Roadways often have to be widened to reduce congestion. This situation results in additional fill being required for the roadway to be widened. This can be an expensive and time-consuming process if the soils adjacent to the existing roadway are not adequate to support the traffic loads because the resulting settlement can impact the existing roadway. In traditional construction, soil embankments are built in thin lifts, each of which must be compacted before the next lift is placed. Using EPS geofoam eliminates the need for compaction and fill testing, reduces the construction time and minimizes impact to the existing roadway and adjacent structures and/or buried utilities. The high compressive resistance of EPS geofoam makes it able to withstand the induced traffic forces without causing unacceptable loading of the underlying soils or adjacent fill. In addition, it may be possible to build steeper slopes using EPS geofoam than soil, which can reduce the amount of additional right-of-way that needs to be acquired.
The largest EPS project in the United States was the widening of I-15 in Salt Lake City, Utah where, from 1997 to 2001, approximately 130,800 cubic yards (100,000 cubic meters) of EPS geofoam was used to reconstruct parts of the interstate to facilitate the 2002 Winter Olympics.

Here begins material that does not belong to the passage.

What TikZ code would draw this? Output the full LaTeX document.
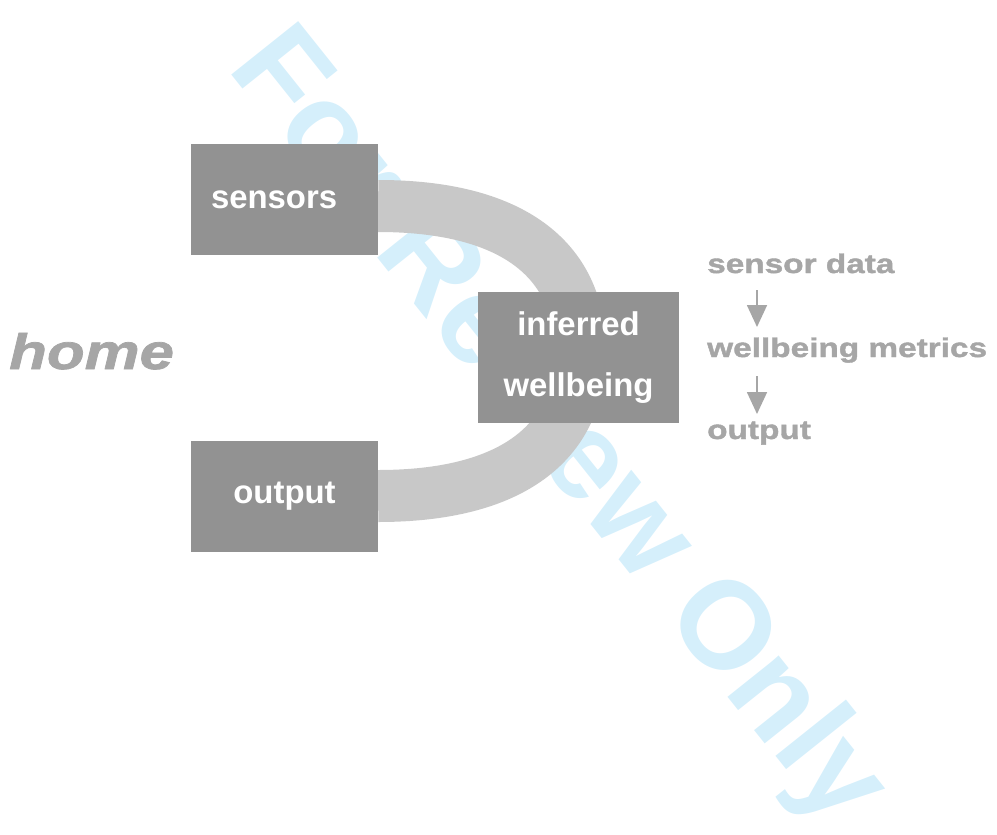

In some locales, numerous pre-existing buried utility lines traversed or paralleled the interstate in the widened areas. These utilities consisted of high pressure gas lines, water mains and communication cables, all of which needed to remain in-service during construction. However, placement of conventional soil for the embankments in the widened areas would have produced as much as 3.3 to 4.9 feet (1 to 1.5 meters) of settlement, thus exceeding the strain tolerances of the buried utilities. The use of EPS geofoam in the utility areas essentially eliminated these large and damaging settlements and allowed construction to proceed rapidly without expensive interruption, replacement or relocation of the utilities.